I hear sermons about that notion of the Body of Christ, especially as it applies to congregations. Christians are members of a Body, and bodies have different limbs and organs. Not every part contributes to the well being of the life of the whole in the same way. Many functions, many gifts. Some sing in the choir; others make the coffee; and there are deacons, elders, pastors, committee members, Sunday school teachers, custodians—and so on.

But the message about diverse gifts is true of other areas of service as well. That it holds for academic communities is something I had to learn in several stages. To be sure, I was aware of it in one sense from the beginning. Early on in graduate school, for example, I learned that the departmental secretary had an influence that went far beyond her pay grade!

A new level of awareness happened, however, when our son started college on the campus where I had been teaching for fifteen years. Suddenly I became aware of realities about which I had only been vaguely aware for a decade and a half—dormitories, resident directors and academic advisors became a part of my consciousness.

I entered into another stage of awareness when I became a senior administrator. I found out what admissions officers actually do, as well as fund-raisers, the folks in the payroll department, office managers, trustees. In the academy as well: many functions, many gifts.

But the diversity of gifts also functions within the scholarly community. As a visiting lecturer on a university campus, I had a conversation with a faculty member about one of his colleagues. “A good guy,” the faculty member said, “but he is a mere popularizer of the high level scholarship that the rest of us produce.”

I wondered about the word “mere” in this case. The scholar with whom I was speaking was in a field of expertise different than mine, but it is one that I feel the need to know something about. I found this person’s writings a bit difficult to stay with. But I had read a well-written book by his “popularizer” colleague we were talking about, and had found it extremely helpful. The book did not have a lot of footnotes, but there were several references to the work of the scholar with whom I was now speaking.

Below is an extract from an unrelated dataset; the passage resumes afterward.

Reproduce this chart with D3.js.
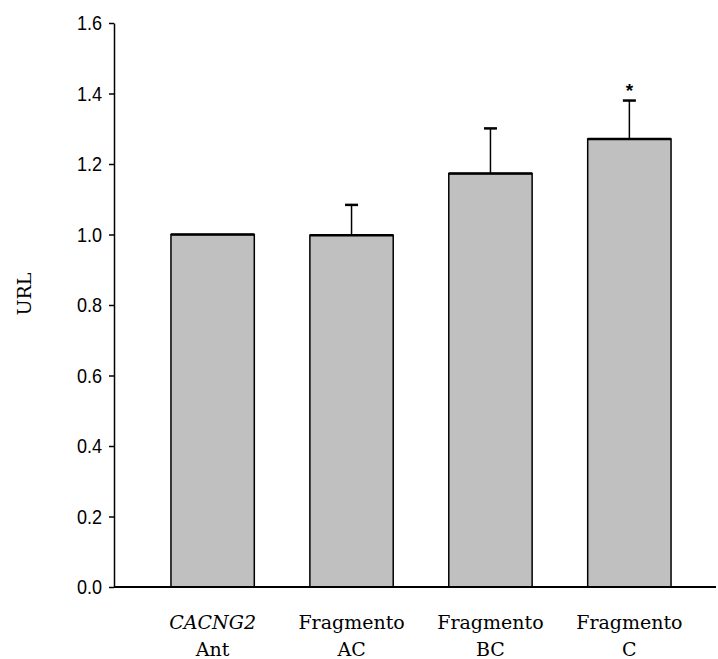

I am an avid consumer of very technical scholarship in the areas that matter most to me. But I am also grateful for “mere popularizers” who enlighten me about other fields of intellectual inquiry. They have an important role in the broader academic community. And the same holds for those who spend more time than others of us in mentoring students and writing extensive critical comments in response to answers to exam questions and term papers. And also (not to be too self-serving!) for those who have chosen to expend much energy in academic administration.